Coping with Failure


We had a great honor yesterday to have Jerry Colonna visiting us at Zemanta again. Jerry specializes in helping founders and executives cope with stress and excitement of trying to make successful companies out of fledgling start-ups. While media likes to portrait start-ups through successful IPOs and billion dollar acquisitions, the reality of start-ups is mostly about failing. Consequently, one of Jerry's main objectives when working with frustrated founders and C-level executives is to help them develop psychological mechanisms to cope with failure. One of the more important things that Jerry told us yesterday with regards to coping with failure is that we should understand that we were hired because of our personal characteristics and traits, not because of our track record at previous companies. Since start-ups by definition try to do something new and risky, proven track record is not a guarantee of success. In many ways, a proven track record can even be a hindrance, since people tend to seek shelter of past success when things go awry, which might prevent them from seeing new opportunities and trying new approaches.
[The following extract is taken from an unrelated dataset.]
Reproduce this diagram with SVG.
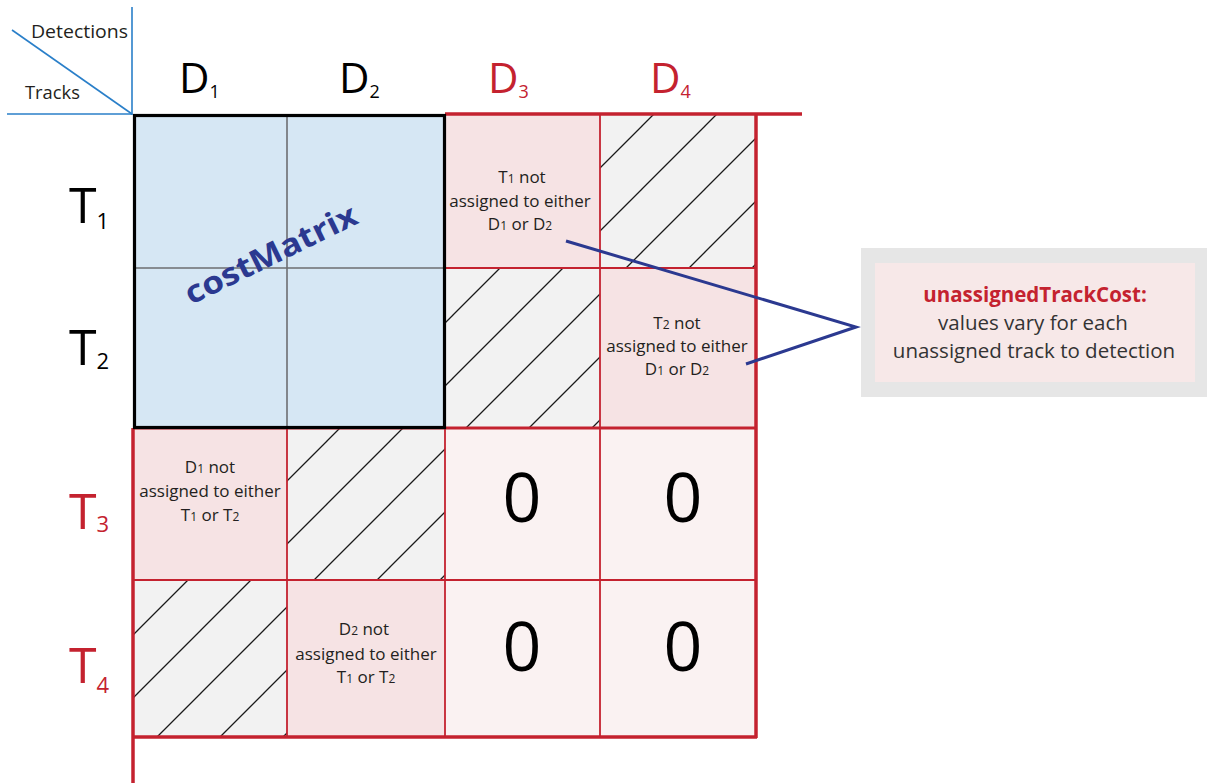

On the other, personal characteristics and traits such as being smart, getting things done, and being a good team player, are of lasting importance and are valuable regardless of the particular business direction taken.

We did quick draw of hands yesterday, only to see that for half of people in our team Zemanta is the first start-up they have joined. I'm sure that learning how to cope with failure and how to persist in face of perpetual change will be their biggest challenge.